→ TASK DIRECTIONS: Exact reproduction of the data is required, with images excluded.

- - - -

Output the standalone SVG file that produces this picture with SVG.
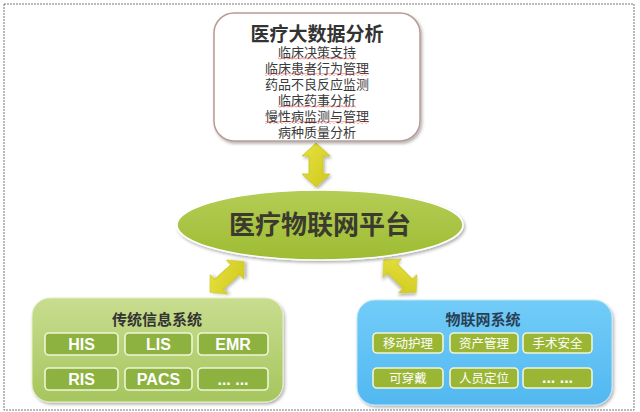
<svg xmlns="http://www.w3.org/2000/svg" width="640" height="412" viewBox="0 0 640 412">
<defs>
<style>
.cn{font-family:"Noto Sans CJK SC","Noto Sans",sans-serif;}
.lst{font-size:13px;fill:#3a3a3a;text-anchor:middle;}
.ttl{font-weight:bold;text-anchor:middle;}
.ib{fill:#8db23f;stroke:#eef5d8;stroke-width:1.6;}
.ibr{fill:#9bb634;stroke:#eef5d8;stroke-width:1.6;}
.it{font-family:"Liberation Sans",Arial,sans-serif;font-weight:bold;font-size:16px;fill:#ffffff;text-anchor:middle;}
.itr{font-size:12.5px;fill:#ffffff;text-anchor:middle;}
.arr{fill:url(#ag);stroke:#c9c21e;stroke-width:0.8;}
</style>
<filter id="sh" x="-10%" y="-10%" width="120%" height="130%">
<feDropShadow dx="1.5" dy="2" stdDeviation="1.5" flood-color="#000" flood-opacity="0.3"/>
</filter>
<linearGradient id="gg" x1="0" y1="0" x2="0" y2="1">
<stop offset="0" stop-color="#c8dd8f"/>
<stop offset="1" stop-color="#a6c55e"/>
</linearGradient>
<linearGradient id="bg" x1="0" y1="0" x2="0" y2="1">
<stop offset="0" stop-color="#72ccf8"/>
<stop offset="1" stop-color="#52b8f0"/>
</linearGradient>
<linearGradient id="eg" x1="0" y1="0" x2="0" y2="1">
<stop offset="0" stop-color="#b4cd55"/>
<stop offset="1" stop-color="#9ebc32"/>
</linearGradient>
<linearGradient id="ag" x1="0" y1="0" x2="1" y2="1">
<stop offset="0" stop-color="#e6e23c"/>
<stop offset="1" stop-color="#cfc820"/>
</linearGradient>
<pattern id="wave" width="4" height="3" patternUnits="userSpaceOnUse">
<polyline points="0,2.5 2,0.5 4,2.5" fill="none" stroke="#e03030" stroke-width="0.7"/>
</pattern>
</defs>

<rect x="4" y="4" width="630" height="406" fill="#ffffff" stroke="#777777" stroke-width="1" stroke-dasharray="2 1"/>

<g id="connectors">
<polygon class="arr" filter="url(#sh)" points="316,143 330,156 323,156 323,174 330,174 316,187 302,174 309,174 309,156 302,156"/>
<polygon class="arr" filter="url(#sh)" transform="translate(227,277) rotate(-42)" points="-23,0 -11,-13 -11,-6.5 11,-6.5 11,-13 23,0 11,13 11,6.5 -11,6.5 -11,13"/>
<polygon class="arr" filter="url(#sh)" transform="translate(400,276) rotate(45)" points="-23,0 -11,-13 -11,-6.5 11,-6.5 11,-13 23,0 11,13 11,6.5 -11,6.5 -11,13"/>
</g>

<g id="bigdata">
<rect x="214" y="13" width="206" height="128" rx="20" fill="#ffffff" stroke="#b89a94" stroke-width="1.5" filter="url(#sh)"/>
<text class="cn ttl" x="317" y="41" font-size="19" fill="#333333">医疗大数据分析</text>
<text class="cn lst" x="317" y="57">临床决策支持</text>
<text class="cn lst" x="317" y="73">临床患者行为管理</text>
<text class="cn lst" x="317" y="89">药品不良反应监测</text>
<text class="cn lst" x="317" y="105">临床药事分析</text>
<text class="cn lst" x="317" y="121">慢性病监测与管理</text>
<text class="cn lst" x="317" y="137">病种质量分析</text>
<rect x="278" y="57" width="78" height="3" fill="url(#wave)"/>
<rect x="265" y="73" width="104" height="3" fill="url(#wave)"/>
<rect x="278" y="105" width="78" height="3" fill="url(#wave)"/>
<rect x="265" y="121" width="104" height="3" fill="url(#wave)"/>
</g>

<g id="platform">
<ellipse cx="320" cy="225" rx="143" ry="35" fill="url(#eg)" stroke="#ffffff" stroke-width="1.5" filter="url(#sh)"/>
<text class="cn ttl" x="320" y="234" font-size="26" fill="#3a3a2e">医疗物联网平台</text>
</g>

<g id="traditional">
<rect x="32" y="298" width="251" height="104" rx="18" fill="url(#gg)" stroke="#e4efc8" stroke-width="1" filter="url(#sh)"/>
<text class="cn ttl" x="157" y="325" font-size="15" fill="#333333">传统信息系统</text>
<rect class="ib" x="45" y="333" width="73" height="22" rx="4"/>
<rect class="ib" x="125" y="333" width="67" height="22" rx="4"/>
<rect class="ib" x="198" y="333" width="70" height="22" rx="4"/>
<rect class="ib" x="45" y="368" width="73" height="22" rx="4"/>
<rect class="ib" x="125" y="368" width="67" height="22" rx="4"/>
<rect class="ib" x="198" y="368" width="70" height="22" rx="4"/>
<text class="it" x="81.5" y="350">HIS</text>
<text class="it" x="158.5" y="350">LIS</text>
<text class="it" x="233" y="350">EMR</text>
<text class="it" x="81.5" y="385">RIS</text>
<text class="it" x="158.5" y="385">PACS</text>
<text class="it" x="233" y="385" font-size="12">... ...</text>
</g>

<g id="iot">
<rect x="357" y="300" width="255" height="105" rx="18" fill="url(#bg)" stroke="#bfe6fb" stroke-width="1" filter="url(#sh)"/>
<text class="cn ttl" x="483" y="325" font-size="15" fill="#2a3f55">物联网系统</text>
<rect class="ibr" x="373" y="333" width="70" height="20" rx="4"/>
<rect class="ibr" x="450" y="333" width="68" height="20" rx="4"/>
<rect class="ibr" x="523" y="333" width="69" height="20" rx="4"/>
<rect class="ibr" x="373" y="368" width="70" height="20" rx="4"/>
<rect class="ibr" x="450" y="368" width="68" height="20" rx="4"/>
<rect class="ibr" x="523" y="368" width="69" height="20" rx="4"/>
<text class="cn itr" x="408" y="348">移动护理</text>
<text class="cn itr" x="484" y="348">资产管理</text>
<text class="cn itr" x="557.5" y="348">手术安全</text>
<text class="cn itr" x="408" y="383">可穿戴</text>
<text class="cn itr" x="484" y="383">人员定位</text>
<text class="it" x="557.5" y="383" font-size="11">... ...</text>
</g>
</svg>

- - - -

→ ANSWER TO THIS PROBLEM:
Output the standalone SVG file that produces this picture with SVG.
<svg xmlns="http://www.w3.org/2000/svg" width="640" height="412" viewBox="0 0 640 412">
<defs>
<style>
.cn{font-family:"Noto Sans CJK SC","Noto Sans",sans-serif;}
.lst{font-size:13px;fill:#3a3a3a;text-anchor:middle;}
.ttl{font-weight:bold;text-anchor:middle;}
.ib{fill:#8db23f;stroke:#eef5d8;stroke-width:1.6;}
.ibr{fill:#9bb634;stroke:#eef5d8;stroke-width:1.6;}
.it{font-family:"Liberation Sans",Arial,sans-serif;font-weight:bold;font-size:16px;fill:#ffffff;text-anchor:middle;}
.itr{font-size:12.5px;fill:#ffffff;text-anchor:middle;}
.arr{fill:url(#ag);stroke:#c9c21e;stroke-width:0.8;}
</style>
<filter id="sh" x="-10%" y="-10%" width="120%" height="130%">
<feDropShadow dx="1.5" dy="2" stdDeviation="1.5" flood-color="#000" flood-opacity="0.3"/>
</filter>
<linearGradient id="gg" x1="0" y1="0" x2="0" y2="1">
<stop offset="0" stop-color="#c8dd8f"/>
<stop offset="1" stop-color="#a6c55e"/>
</linearGradient>
<linearGradient id="bg" x1="0" y1="0" x2="0" y2="1">
<stop offset="0" stop-color="#72ccf8"/>
<stop offset="1" stop-color="#52b8f0"/>
</linearGradient>
<linearGradient id="eg" x1="0" y1="0" x2="0" y2="1">
<stop offset="0" stop-color="#b4cd55"/>
<stop offset="1" stop-color="#9ebc32"/>
</linearGradient>
<linearGradient id="ag" x1="0" y1="0" x2="1" y2="1">
<stop offset="0" stop-color="#e6e23c"/>
<stop offset="1" stop-color="#cfc820"/>
</linearGradient>
<pattern id="wave" width="4" height="3" patternUnits="userSpaceOnUse">
<polyline points="0,2.5 2,0.5 4,2.5" fill="none" stroke="#e03030" stroke-width="0.7"/>
</pattern>
</defs>

<rect x="4" y="4" width="630" height="406" fill="#ffffff" stroke="#777777" stroke-width="1" stroke-dasharray="2 1"/>

<g id="connectors">
<polygon class="arr" filter="url(#sh)" points="316,143 330,156 323,156 323,174 330,174 316,187 302,174 309,174 309,156 302,156"/>
<polygon class="arr" filter="url(#sh)" transform="translate(227,277) rotate(-42)" points="-23,0 -11,-13 -11,-6.5 11,-6.5 11,-13 23,0 11,13 11,6.5 -11,6.5 -11,13"/>
<polygon class="arr" filter="url(#sh)" transform="translate(400,276) rotate(45)" points="-23,0 -11,-13 -11,-6.5 11,-6.5 11,-13 23,0 11,13 11,6.5 -11,6.5 -11,13"/>
</g>

<g id="bigdata">
<rect x="214" y="13" width="206" height="128" rx="20" fill="#ffffff" stroke="#b89a94" stroke-width="1.5" filter="url(#sh)"/>
<text class="cn ttl" x="317" y="41" font-size="19" fill="#333333">医疗大数据分析</text>
<text class="cn lst" x="317" y="57">临床决策支持</text>
<text class="cn lst" x="317" y="73">临床患者行为管理</text>
<text class="cn lst" x="317" y="89">药品不良反应监测</text>
<text class="cn lst" x="317" y="105">临床药事分析</text>
<text class="cn lst" x="317" y="121">慢性病监测与管理</text>
<text class="cn lst" x="317" y="137">病种质量分析</text>
<rect x="278" y="57" width="78" height="3" fill="url(#wave)"/>
<rect x="265" y="73" width="104" height="3" fill="url(#wave)"/>
<rect x="278" y="105" width="78" height="3" fill="url(#wave)"/>
<rect x="265" y="121" width="104" height="3" fill="url(#wave)"/>
</g>

<g id="platform">
<ellipse cx="320" cy="225" rx="143" ry="35" fill="url(#eg)" stroke="#ffffff" stroke-width="1.5" filter="url(#sh)"/>
<text class="cn ttl" x="320" y="234" font-size="26" fill="#3a3a2e">医疗物联网平台</text>
</g>

<g id="traditional">
<rect x="32" y="298" width="251" height="104" rx="18" fill="url(#gg)" stroke="#e4efc8" stroke-width="1" filter="url(#sh)"/>
<text class="cn ttl" x="157" y="325" font-size="15" fill="#333333">传统信息系统</text>
<rect class="ib" x="45" y="333" width="73" height="22" rx="4"/>
<rect class="ib" x="125" y="333" width="67" height="22" rx="4"/>
<rect class="ib" x="198" y="333" width="70" height="22" rx="4"/>
<rect class="ib" x="45" y="368" width="73" height="22" rx="4"/>
<rect class="ib" x="125" y="368" width="67" height="22" rx="4"/>
<rect class="ib" x="198" y="368" width="70" height="22" rx="4"/>
<text class="it" x="81.5" y="350">HIS</text>
<text class="it" x="158.5" y="350">LIS</text>
<text class="it" x="233" y="350">EMR</text>
<text class="it" x="81.5" y="385">RIS</text>
<text class="it" x="158.5" y="385">PACS</text>
<text class="it" x="233" y="385" font-size="12">... ...</text>
</g>

<g id="iot">
<rect x="357" y="300" width="255" height="105" rx="18" fill="url(#bg)" stroke="#bfe6fb" stroke-width="1" filter="url(#sh)"/>
<text class="cn ttl" x="483" y="325" font-size="15" fill="#2a3f55">物联网系统</text>
<rect class="ibr" x="373" y="333" width="70" height="20" rx="4"/>
<rect class="ibr" x="450" y="333" width="68" height="20" rx="4"/>
<rect class="ibr" x="523" y="333" width="69" height="20" rx="4"/>
<rect class="ibr" x="373" y="368" width="70" height="20" rx="4"/>
<rect class="ibr" x="450" y="368" width="68" height="20" rx="4"/>
<rect class="ibr" x="523" y="368" width="69" height="20" rx="4"/>
<text class="cn itr" x="408" y="348">移动护理</text>
<text class="cn itr" x="484" y="348">资产管理</text>
<text class="cn itr" x="557.5" y="348">手术安全</text>
<text class="cn itr" x="408" y="383">可穿戴</text>
<text class="cn itr" x="484" y="383">人员定位</text>
<text class="it" x="557.5" y="383" font-size="11">... ...</text>
</g>
</svg>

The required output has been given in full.